*GIVEN TASK*.
Make an exact copy of the data below, leaving out every picture.

*GIVEN MATERIAL*.
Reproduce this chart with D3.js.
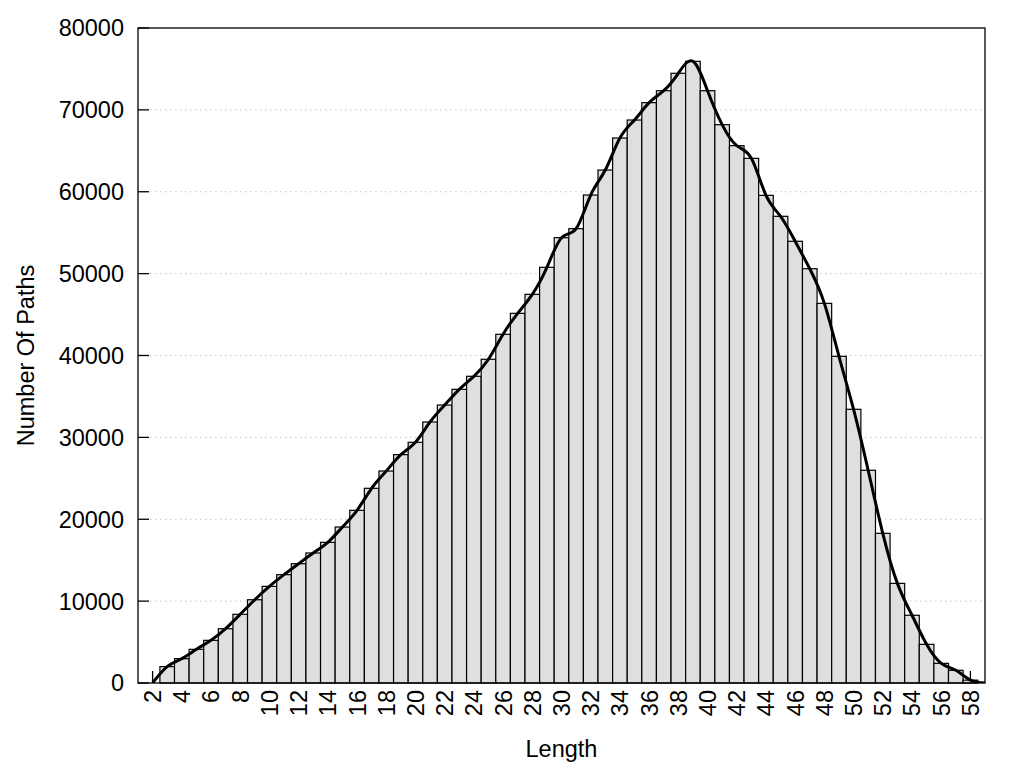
<!DOCTYPE html>
<html>
<head>
<meta charset="utf-8">
<script src="https://d3js.org/d3.v7.min.js"></script>
<style>
  body { margin: 0; background: #fff; }
  text { font-family: "Liberation Sans", Arial, sans-serif; fill: #000; }
</style>
</head>
<body>
<div id="my_hist"></div>
<script>

// ======================= //
// DATA
// ======================= //

// path lengths (x) and number of paths (y)
var lengths = [2, 3, 4, 5, 6, 7, 8, 9, 10, 11, 12, 13, 14, 15, 16, 17, 18, 19, 20,
  21, 22, 23, 24, 25, 26, 27, 28, 29, 30, 31, 32, 33, 34, 35, 36, 37, 38, 39, 40,
  41, 42, 43, 44, 45, 46, 47, 48, 49, 50, 51, 52, 53, 54, 55, 56, 57, 58, 59]
var counts = [0, 2000, 2970, 4110, 5210, 6630, 8390, 10170, 11800, 13230, 14570, 15880, 17180, 19050, 21090, 23780, 25890, 27890, 29400,
  31880, 33950, 35870, 37460, 39540, 42590, 45150, 47470, 50770, 54390, 55490, 59600, 62650, 66560, 68760, 70880, 72340, 74470, 75930, 72340,
  68190, 65630, 64080, 59560, 57000, 53950, 50600, 46370, 39900, 33430, 25980, 18280, 12170, 8270, 4720, 2400, 1550, 350, 0]

var xTicks = d3.range(2, 59, 2)
var yTicks = [0, 10000, 20000, 30000, 40000, 50000, 60000, 70000, 80000]

var data = lengths.map(function(d, i){ return {len: d, value: counts[i]} })

// ======================= //
// SVG AREA
// ======================= //

var margin = {top: 28, right: 39, bottom: 85, left: 138},
    width = 1024 - margin.left - margin.right,
    height = 768 - margin.top - margin.bottom;

var svg = d3.select("#my_hist")
  .append("svg")
    .attr("width", 1024)
    .attr("height", 768)
  .append("g")
    .attr("transform", "translate(" + margin.left + "," + margin.top + ")");

// scales
var x = d3.scaleLinear()
  .domain([1, 59])
  .range([0, width])

var y = d3.scaleLinear()
  .domain([0, 80000])
  .range([height, 0])

svg.append("clipPath")
    .attr("id", "plotClip")
  .append("rect")
    .attr("width", width)
    .attr("height", height)

// ======================= //
// GRID + TICKS (behind the bars)
// ======================= //

svg.selectAll("gridLines")
  .data(yTicks.slice(1, -1))
  .enter()
  .append("line")
    .attr("x1", 12)
    .attr("x2", width)
    .attr("y1", function(d){ return y(d) })
    .attr("y2", function(d){ return y(d) })
    .attr("stroke", "#c4c4c4")
    .attr("stroke-width", 1)
    .style("stroke-dasharray", "1.5,3.5")

// y ticks, inward
svg.selectAll("yTickMarks")
  .data(yTicks)
  .enter()
  .append("line")
    .attr("x1", 0)
    .attr("x2", 11)
    .attr("y1", function(d){ return y(d) })
    .attr("y2", function(d){ return y(d) })
    .attr("stroke", "black")
    .attr("stroke-width", 1.3)

// x ticks, inward
svg.selectAll("xTickMarks")
  .data(xTicks)
  .enter()
  .append("line")
    .attr("x1", function(d){ return x(d) })
    .attr("x2", function(d){ return x(d) })
    .attr("y1", height)
    .attr("y2", height - 12)
    .attr("stroke", "black")
    .attr("stroke-width", 1.3)

// ======================= //
// BARS
// ======================= //

svg.append("g")
  .selectAll("rect")
  .data(data.filter(function(d){ return d.value > 0 }))
  .enter()
  .append("rect")
    .attr("x", function(d){ return x(d.len - 0.5) })
    .attr("width", function(d){ return x(d.len + 0.5) - x(d.len - 0.5) })
    .attr("y", function(d){ return y(d.value) })
    .attr("height", function(d){ return y(0) - y(d.value) })
    .attr("fill", "#dfdfdf")
    .attr("stroke", "black")
    .attr("stroke-width", 1.2)

// ======================= //
// SMOOTH CURVE
// ======================= //

var line = d3.line()
  .curve(d3.curveNatural)
  .x(function(d){ return x(d.len) })
  .y(function(d){ return y(d.value) })

svg.append("path")
  .datum(data)
  .attr("clip-path", "url(#plotClip)")
  .attr("d", line)
  .attr("fill", "none")
  .attr("stroke", "black")
  .attr("stroke-width", 3)
  .attr("stroke-linejoin", "round")

// border
svg.append("rect")
  .attr("width", width)
  .attr("height", height)
  .attr("fill", "none")
  .attr("stroke", "black")
  .attr("stroke-width", 1.3)

// ======================= //
// LABELS
// ======================= //

svg.selectAll("yLabels")
  .data(yTicks)
  .enter()
  .append("text")
    .attr("x", -14)
    .attr("y", function(d){ return y(d) })
    .attr("dy", "0.36em")
    .text(function(d){ return d })
    .style("font-size", 23.5)
    .style("text-anchor", "end")

svg.selectAll("xLabels")
  .data(xTicks)
  .enter()
  .append("text")
    .text(function(d){ return d })
    .style("font-size", 23.5)
    .style("text-anchor", "end")
    .attr("dy", "0.36em")
    .attr("transform", function(d){
      return "translate(" + x(d) + "," + (height + 7) + ") rotate(-90)" })

// axis titles
svg.append("text")
  .attr("x", width / 2)
  .attr("y", height + 74)
  .style("font-size", 23.5)
  .style("text-anchor", "middle")
  .text("Length")

svg.append("text")
  .attr("transform", "translate(" + (-104) + "," + (height / 2) + ") rotate(-90)")
  .style("font-size", 23.5)
  .style("text-anchor", "middle")
  .text("Number Of Paths")

</script>
</body>
</html>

*ANSWER IN FULL*.
Reproduce this chart with D3.js.
<!DOCTYPE html>
<html>
<head>
<meta charset="utf-8">
<script src="https://d3js.org/d3.v7.min.js"></script>
<style>
  body { margin: 0; background: #fff; }
  text { font-family: "Liberation Sans", Arial, sans-serif; fill: #000; }
</style>
</head>
<body>
<div id="my_hist"></div>
<script>

// ======================= //
// DATA
// ======================= //

// path lengths (x) and number of paths (y)
var lengths = [2, 3, 4, 5, 6, 7, 8, 9, 10, 11, 12, 13, 14, 15, 16, 17, 18, 19, 20,
  21, 22, 23, 24, 25, 26, 27, 28, 29, 30, 31, 32, 33, 34, 35, 36, 37, 38, 39, 40,
  41, 42, 43, 44, 45, 46, 47, 48, 49, 50, 51, 52, 53, 54, 55, 56, 57, 58, 59]
var counts = [0, 2000, 2970, 4110, 5210, 6630, 8390, 10170, 11800, 13230, 14570, 15880, 17180, 19050, 21090, 23780, 25890, 27890, 29400,
  31880, 33950, 35870, 37460, 39540, 42590, 45150, 47470, 50770, 54390, 55490, 59600, 62650, 66560, 68760, 70880, 72340, 74470, 75930, 72340,
  68190, 65630, 64080, 59560, 57000, 53950, 50600, 46370, 39900, 33430, 25980, 18280, 12170, 8270, 4720, 2400, 1550, 350, 0]

var xTicks = d3.range(2, 59, 2)
var yTicks = [0, 10000, 20000, 30000, 40000, 50000, 60000, 70000, 80000]

var data = lengths.map(function(d, i){ return {len: d, value: counts[i]} })

// ======================= //
// SVG AREA
// ======================= //

var margin = {top: 28, right: 39, bottom: 85, left: 138},
    width = 1024 - margin.left - margin.right,
    height = 768 - margin.top - margin.bottom;

var svg = d3.select("#my_hist")
  .append("svg")
    .attr("width", 1024)
    .attr("height", 768)
  .append("g")
    .attr("transform", "translate(" + margin.left + "," + margin.top + ")");

// scales
var x = d3.scaleLinear()
  .domain([1, 59])
  .range([0, width])

var y = d3.scaleLinear()
  .domain([0, 80000])
  .range([height, 0])

svg.append("clipPath")
    .attr("id", "plotClip")
  .append("rect")
    .attr("width", width)
    .attr("height", height)

// ======================= //
// GRID + TICKS (behind the bars)
// ======================= //

svg.selectAll("gridLines")
  .data(yTicks.slice(1, -1))
  .enter()
  .append("line")
    .attr("x1", 12)
    .attr("x2", width)
    .attr("y1", function(d){ return y(d) })
    .attr("y2", function(d){ return y(d) })
    .attr("stroke", "#c4c4c4")
    .attr("stroke-width", 1)
    .style("stroke-dasharray", "1.5,3.5")

// y ticks, inward
svg.selectAll("yTickMarks")
  .data(yTicks)
  .enter()
  .append("line")
    .attr("x1", 0)
    .attr("x2", 11)
    .attr("y1", function(d){ return y(d) })
    .attr("y2", function(d){ return y(d) })
    .attr("stroke", "black")
    .attr("stroke-width", 1.3)

// x ticks, inward
svg.selectAll("xTickMarks")
  .data(xTicks)
  .enter()
  .append("line")
    .attr("x1", function(d){ return x(d) })
    .attr("x2", function(d){ return x(d) })
    .attr("y1", height)
    .attr("y2", height - 12)
    .attr("stroke", "black")
    .attr("stroke-width", 1.3)

// ======================= //
// BARS
// ======================= //

svg.append("g")
  .selectAll("rect")
  .data(data.filter(function(d){ return d.value > 0 }))
  .enter()
  .append("rect")
    .attr("x", function(d){ return x(d.len - 0.5) })
    .attr("width", function(d){ return x(d.len + 0.5) - x(d.len - 0.5) })
    .attr("y", function(d){ return y(d.value) })
    .attr("height", function(d){ return y(0) - y(d.value) })
    .attr("fill", "#dfdfdf")
    .attr("stroke", "black")
    .attr("stroke-width", 1.2)

// ======================= //
// SMOOTH CURVE
// ======================= //

var line = d3.line()
  .curve(d3.curveNatural)
  .x(function(d){ return x(d.len) })
  .y(function(d){ return y(d.value) })

svg.append("path")
  .datum(data)
  .attr("clip-path", "url(#plotClip)")
  .attr("d", line)
  .attr("fill", "none")
  .attr("stroke", "black")
  .attr("stroke-width", 3)
  .attr("stroke-linejoin", "round")

// border
svg.append("rect")
  .attr("width", width)
  .attr("height", height)
  .attr("fill", "none")
  .attr("stroke", "black")
  .attr("stroke-width", 1.3)

// ======================= //
// LABELS
// ======================= //

svg.selectAll("yLabels")
  .data(yTicks)
  .enter()
  .append("text")
    .attr("x", -14)
    .attr("y", function(d){ return y(d) })
    .attr("dy", "0.36em")
    .text(function(d){ return d })
    .style("font-size", 23.5)
    .style("text-anchor", "end")

svg.selectAll("xLabels")
  .data(xTicks)
  .enter()
  .append("text")
    .text(function(d){ return d })
    .style("font-size", 23.5)
    .style("text-anchor", "end")
    .attr("dy", "0.36em")
    .attr("transform", function(d){
      return "translate(" + x(d) + "," + (height + 7) + ") rotate(-90)" })

// axis titles
svg.append("text")
  .attr("x", width / 2)
  .attr("y", height + 74)
  .style("font-size", 23.5)
  .style("text-anchor", "middle")
  .text("Length")

svg.append("text")
  .attr("transform", "translate(" + (-104) + "," + (height / 2) + ") rotate(-90)")
  .style("font-size", 23.5)
  .style("text-anchor", "middle")
  .text("Number Of Paths")

</script>
</body>
</html>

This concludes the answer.